Computation of conditional expectations with guarantees
This work addresses the challenge of ensuring reliable approximations in statistical and machine learning applications, offering a method to quantify errors in conditional expectation computations.
The paper tackles the problem of approximating conditional expectations in applications where exact minimization is infeasible, by deriving an expected value representation that allows efficient Monte Carlo approximation and provides accuracy guarantees for numerical methods like linear, polynomial, and neural network regression.

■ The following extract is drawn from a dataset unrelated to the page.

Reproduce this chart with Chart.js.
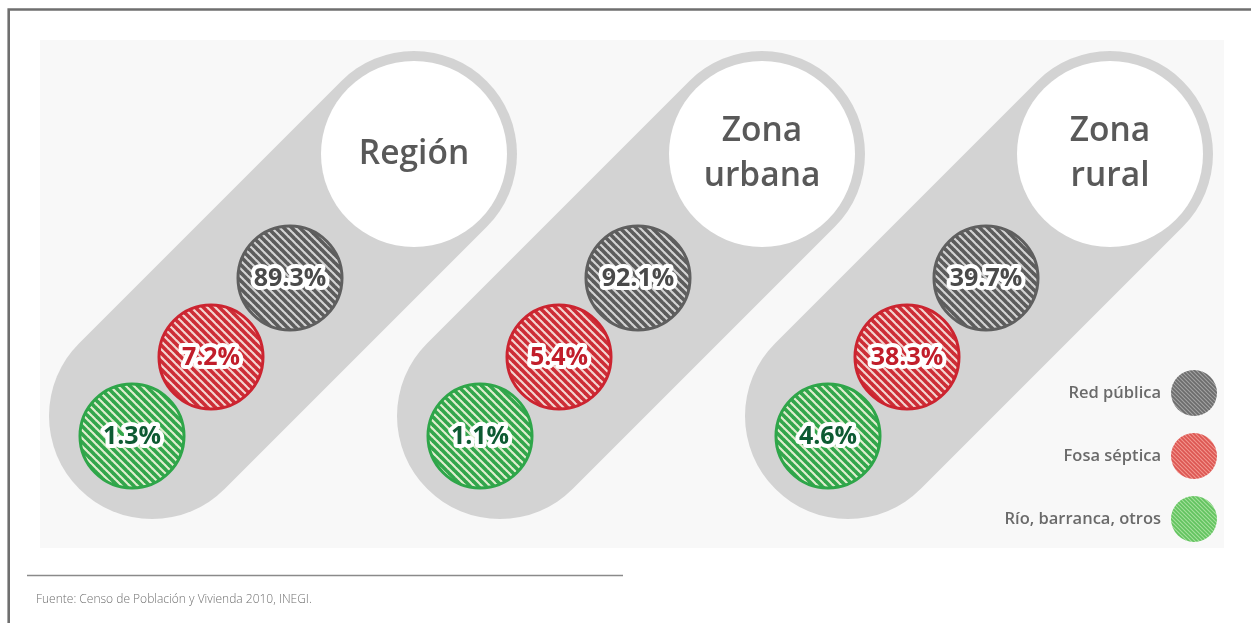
<!DOCTYPE html>
<html><head><meta charset="utf-8">
<script src="https://cdn.jsdelivr.net/npm/chart.js@4.4.1/dist/chart.umd.min.js"></script>
<style>html,body{margin:0;padding:0;background:#fff;}canvas{display:block;}</style>
</head><body>
<canvas id="c" width="1251" height="623"></canvas>
<script>
// ---- data ----
const categories = ["Región", "Zona urbana", "Zona rural"];
const seriesNames = ["Red pública", "Fosa séptica", "Río, barranca, otros"];
const redPublica = [89.3, 92.1, 39.7];
const fosaSeptica = [7.2, 5.4, 38.3];
const rioBarranca = [1.3, 1.1, 4.6];
const sourceText = "Fuente: Censo de Población y Vivienda 2010, INEGI.";

// ---- layout (pixel units of the hidden linear scales) ----
const L = {panelX0: 414, panelDX: 348, titleY: 154, capR: 103, titleR: 93,
           capEnd: 262, slot0: 124, slotStep: 79, dotR: 52};
function pos(i, d) { return {x: L.panelX0 + i * L.panelDX - d, y: L.titleY + d}; }

const canvas = document.getElementById('c');
const ctx0 = canvas.getContext('2d');
function hatch(bg, fg, period, lw) {
  const c = document.createElement('canvas'); c.width = c.height = period;
  const g = c.getContext('2d');
  g.fillStyle = bg; g.fillRect(0, 0, period, period);
  g.strokeStyle = fg; g.lineWidth = lw;
  for (let k = -1; k <= 1; k++) {
    g.beginPath(); g.moveTo(k * period - 1, -1); g.lineTo(k * period + period + 1, period + 1); g.stroke();
  }
  return ctx0.createPattern(c, 'repeat');
}

const styles = [
  {stroke: '#5f5f5f', fill: hatch('#d4d4d4', '#5c5c5c', 8, 3.6), text: '#4a4a4a',
   legend: hatch('#a2a2a2', '#6c6c6c', 4, 1.7)},
  {stroke: '#cc2430', fill: hatch('#f3d6d2', '#cd2d36', 8, 3.6), text: '#c11d2a',
   legend: hatch('#f2968e', '#dc5652', 4, 1.7)},
  {stroke: '#2ea649', fill: hatch('#e2eed0', '#33a64c', 8, 3.6), text: '#0d5a32',
   legend: hatch('#a4e09c', '#62c35f', 4, 1.7)}
];
const seriesValues = [redPublica, fosaSeptica, rioBarranca];

const capsuleSets = categories.map((c, i) => ({
  label: 'cap' + i, showLine: true, data: [pos(i, 0), pos(i, L.capEnd)],
  borderColor: '#d3d3d3', borderWidth: 2 * L.capR, borderCapStyle: 'round',
  pointRadius: 0, pointHoverRadius: 0, order: 3, fill: false, clip: false
}));
const titleSet = {
  label: 'titles', data: categories.map((c, i) => pos(i, 0)),
  pointRadius: L.titleR, pointHoverRadius: L.titleR, pointBackgroundColor: '#ffffff',
  pointBorderWidth: 0, order: 2, clip: false
};
const seriesSets = seriesValues.map((vals, j) => ({
  label: seriesNames[j],
  data: vals.map((v, i) => Object.assign(pos(i, L.slot0 + j * L.slotStep), {v})),
  pointRadius: L.dotR, pointHoverRadius: L.dotR,
  pointBackgroundColor: styles[j].fill, pointBorderColor: styles[j].stroke,
  pointBorderWidth: 3, order: 1, clip: false
}));

const deco = {
  id: 'deco',
  beforeDraw(chart) {
    const ctx = chart.ctx; ctx.save();
    ctx.fillStyle = '#ffffff'; ctx.fillRect(0, 0, chart.width, chart.height);
    ctx.fillStyle = '#f8f8f8'; ctx.fillRect(40, 40, 1184, 508);
    ctx.strokeStyle = '#6f6f6f'; ctx.lineWidth = 2.6;
    ctx.beginPath(); ctx.moveTo(8.7, chart.height); ctx.lineTo(8.7, 9.5); ctx.lineTo(chart.width, 9.5); ctx.stroke();
    ctx.restore();
  },
  afterDatasetsDraw(chart) {
    const ctx = chart.ctx; ctx.save();
    ctx.textAlign = 'center'; ctx.textBaseline = 'middle';
    // titles
    const tMeta = chart.getDatasetMeta(capsuleSets.length);
    ctx.font = '600 33.5px "Open Sans"'; ctx.fillStyle = '#595959';
    tMeta.data.forEach((el, i) => {
      const lines = categories[i].split(' ');
      const lh = 45;
      lines.forEach((t, k) => ctx.fillText(t, el.x, el.y + (k - (lines.length - 1) / 2) * lh));
    });
    // values
    ctx.font = 'bold 25px "Open Sans"'; ctx.lineJoin = 'round';
    seriesSets.forEach((ds, j) => {
      const meta = chart.getDatasetMeta(capsuleSets.length + 1 + j);
      meta.data.forEach((el, i) => {
        const t = seriesValues[j][i].toFixed(1) + '%';
        ctx.strokeStyle = '#ffffff'; ctx.lineWidth = 8; ctx.strokeText(t, el.x, el.y + 1);
        ctx.fillStyle = styles[j].text; ctx.fillText(t, el.x, el.y + 1);
      });
    });
    ctx.restore();
  },
  afterDraw(chart) {
    const ctx = chart.ctx; ctx.save();
    // legend
    ctx.font = '600 16.5px "Open Sans"'; ctx.textAlign = 'right'; ctx.textBaseline = 'middle';
    seriesNames.forEach((n, j) => {
      const y = 393 + j * 63;
      ctx.fillStyle = '#6a6a6a'; ctx.fillText(n, 1161, y);
      ctx.beginPath(); ctx.arc(1194, y, 23, 0, Math.PI * 2);
      ctx.fillStyle = styles[j].legend; ctx.fill();
    });
    // source
    ctx.strokeStyle = '#8a8a8a'; ctx.lineWidth = 1.5;
    ctx.beginPath(); ctx.moveTo(27, 575.5); ctx.lineTo(623, 575.5); ctx.stroke();
    ctx.font = '300 12px "Open Sans"'; ctx.textAlign = 'left'; ctx.fillStyle = '#6f6f6f';
    ctx.fillText(sourceText, 36, 600);
    ctx.restore();
  }
};

new Chart(canvas, {
  type: 'scatter',
  data: {datasets: [...capsuleSets, titleSet, ...seriesSets]},
  options: {
    responsive: false, animation: false, events: [],
    layout: {padding: 0, autoPadding: false},
    plugins: {legend: {display: false}, tooltip: {enabled: false}},
    scales: {
      x: {type: 'linear', min: 0, max: 1251, display: false},
      y: {type: 'linear', min: 0, max: 623, reverse: true, display: false}
    }
  },
  plugins: [deco]
});
</script>
</body></html>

Theoretically, the conditional expectation of a square-integrable random variable $Y$ given a $d$-dimensional random vector $X$ can be obtained by minimizing the mean squared distance between $Y$ and $f(X)$ over all Borel measurable functions $f \colon \mathbb{R}^d \to \mathbb{R}$. However, in many applications this minimization problem cannot be solved exactly, and instead, a numerical method which computes an approximate minimum over a suitable subfamily of Borel functions has to be used. The quality of the result depends on the adequacy of the subfamily and the performance of the numerical method. In this paper, we derive an expected value representation of the minimal mean squared distance which in many applications can efficiently be approximated with a standard Monte Carlo average. This enables us to provide guarantees for the accuracy of any numerical approximation of a given conditional expectation. We illustrate the method by assessing the quality of approximate conditional expectations obtained by linear, polynomial and neural network regression in different concrete examples.